# start of GIVEN MATERIAL
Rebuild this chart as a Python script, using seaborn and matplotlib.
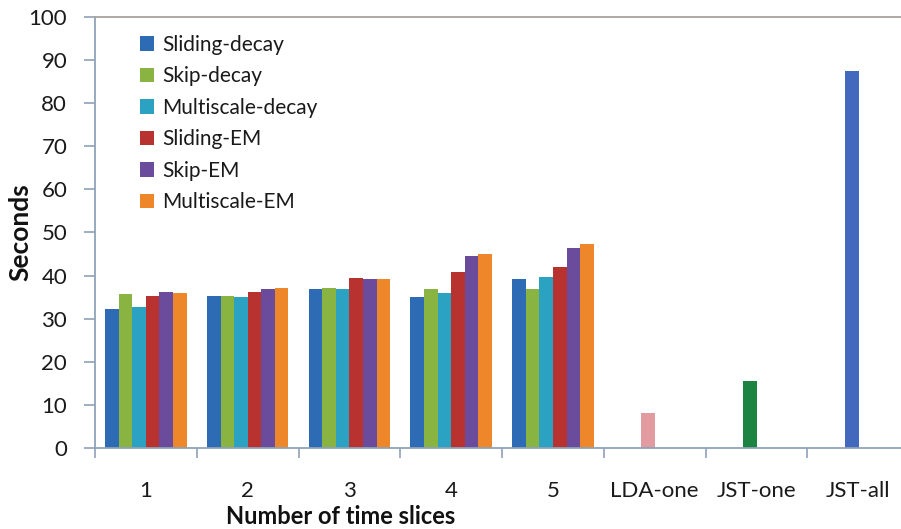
import numpy as np
import pandas as pd
import matplotlib
matplotlib.use("Agg")
import matplotlib.pyplot as plt
import seaborn as sns

# Running time (seconds) per method for 1..5 time slices
slices = ["1", "2", "3", "4", "5"]
methods = ["Sliding-decay", "Skip-decay", "Multiscale-decay",
           "Sliding-EM", "Skip-EM", "Multiscale-EM"]
sliding_decay = [32.3, 35.3, 36.9, 35.0, 39.3]
skip_decay = [35.7, 35.3, 37.2, 36.9, 37.0]
multiscale_decay = [32.8, 35.1, 36.9, 36.0, 39.7]
sliding_em = [35.3, 36.1, 39.4, 40.8, 42.1]
skip_em = [36.3, 37.0, 39.1, 44.6, 46.5]
multiscale_em = [35.9, 37.2, 39.1, 45.1, 47.3]

# Baselines
baselines = ["LDA-one", "JST-one", "JST-all"]
baseline_secs = [8.1, 15.5, 87.5]

categories = slices + baselines
yticks = [0, 10, 20, 30, 40, 50, 60, 70, 80, 90, 100]

method_colors = ["#2E6BB5", "#8AB441", "#2CA2C3", "#B83230", "#6B4C9C", "#EE8729"]
baseline_colors = ["#E29BA0", "#1C8443", "#4369BF"]

series = [sliding_decay, skip_decay, multiscale_decay, sliding_em, skip_em, multiscale_em]
df = pd.DataFrame({
    "slice": np.repeat([slices], len(methods), axis=0).ravel(),
    "method": np.repeat(methods, len(slices)),
    "seconds": np.concatenate(series),
})
df_base = pd.DataFrame({"slice": baselines, "seconds": baseline_secs})

sns.set_theme(style="white")
plt.rcParams["font.family"] = ["Lato", "DejaVu Sans"]

fig = plt.figure(figsize=(9.01, 5.29), dpi=100)
ax = fig.add_axes([95 / 901, 1 - 448 / 529, 806 / 901, 431 / 529])

sns.barplot(data=df, x="slice", y="seconds", hue="method", order=categories,
            hue_order=methods, palette=method_colors, width=0.8,
            saturation=1, errorbar=None, ax=ax, linewidth=0)
n_group = len(ax.patches)
sns.barplot(data=df_base, x="slice", y="seconds", hue="slice", order=categories,
            hue_order=baselines, palette=baseline_colors, width=0.137,
            saturation=1, errorbar=None, ax=ax, legend=False, linewidth=0)
# baseline bars sit a little left of their category centre
for p in ax.patches[n_group:]:
    p.set_x(p.get_x() - 0.062)

ax.set_ylim(0, 100)
ax.set_xlim(-0.5, 7.42)
ax.set_yticks(yticks)
ax.set_yticklabels([str(v) for v in yticks])

spine_col = "#8FA2B8"
ax.spines["right"].set_visible(False)
ax.spines["left"].set_color(spine_col)
ax.spines["bottom"].set_color(spine_col)
ax.spines["top"].set_color("#A9A39C")
for s in ["left", "bottom", "top"]:
    ax.spines[s].set_linewidth(1.3)

ax.tick_params(axis="y", which="major", left=True, length=8, width=1.2,
               color=spine_col, pad=12, labelsize=16, labelcolor="#1a1a1a")
ax.tick_params(axis="x", which="major", bottom=False, length=0, pad=24,
               labelsize=16, labelcolor="#1a1a1a")
ax.set_xticks(np.arange(-0.5, 7.5, 1.0), minor=True)
ax.tick_params(axis="x", which="minor", bottom=True, length=7, width=1.2,
               color=spine_col)

ax.set_xlabel("Number of time slices", fontsize=17, fontweight="bold",
              color="#111111")
ax.xaxis.set_label_coords(0.305, -0.133)
ax.set_ylabel("Seconds", fontsize=19, fontweight="bold", color="#111111")
ax.yaxis.set_label_coords(-0.078, 0.5)

leg = ax.legend(loc="upper left", bbox_to_anchor=(0.045, 0.978), frameon=False,
                fontsize=15, handlelength=0.7, handleheight=0.7,
                handletextpad=0.4, labelspacing=0.55, borderaxespad=0)
for t in leg.get_texts():
    t.set_color("#1a1a1a")

fig.savefig("out.png", dpi=100)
# end of GIVEN MATERIAL
→ AIM OF THE TASK
Write out nothing but the lines from the start of the data through the line with "ax = fig.add_axes([95". Leave out the pictures.

→ CORRECT RESPONSE
Rebuild this chart as a Python script, using seaborn and matplotlib.
import numpy as np
import pandas as pd
import matplotlib
matplotlib.use("Agg")
import matplotlib.pyplot as plt
import seaborn as sns

# Running time (seconds) per method for 1..5 time slices
slices = ["1", "2", "3", "4", "5"]
methods = ["Sliding-decay", "Skip-decay", "Multiscale-decay",
           "Sliding-EM", "Skip-EM", "Multiscale-EM"]
sliding_decay = [32.3, 35.3, 36.9, 35.0, 39.3]
skip_decay = [35.7, 35.3, 37.2, 36.9, 37.0]
multiscale_decay = [32.8, 35.1, 36.9, 36.0, 39.7]
sliding_em = [35.3, 36.1, 39.4, 40.8, 42.1]
skip_em = [36.3, 37.0, 39.1, 44.6, 46.5]
multiscale_em = [35.9, 37.2, 39.1, 45.1, 47.3]

# Baselines
baselines = ["LDA-one", "JST-one", "JST-all"]
baseline_secs = [8.1, 15.5, 87.5]

categories = slices + baselines
yticks = [0, 10, 20, 30, 40, 50, 60, 70, 80, 90, 100]

method_colors = ["#2E6BB5", "#8AB441", "#2CA2C3", "#B83230", "#6B4C9C", "#EE8729"]
baseline_colors = ["#E29BA0", "#1C8443", "#4369BF"]

series = [sliding_decay, skip_decay, multiscale_decay, sliding_em, skip_em, multiscale_em]
df = pd.DataFrame({
    "slice": np.repeat([slices], len(methods), axis=0).ravel(),
    "method": np.repeat(methods, len(slices)),
    "seconds": np.concatenate(series),
})
df_base = pd.DataFrame({"slice": baselines, "seconds": baseline_secs})

sns.set_theme(style="white")
plt.rcParams["font.family"] = ["Lato", "DejaVu Sans"]

fig = plt.figure(figsize=(9.01, 5.29), dpi=100)
ax = fig.add_axes([95 / 901, 1 - 448 / 529, 806 / 901, 431 / 529])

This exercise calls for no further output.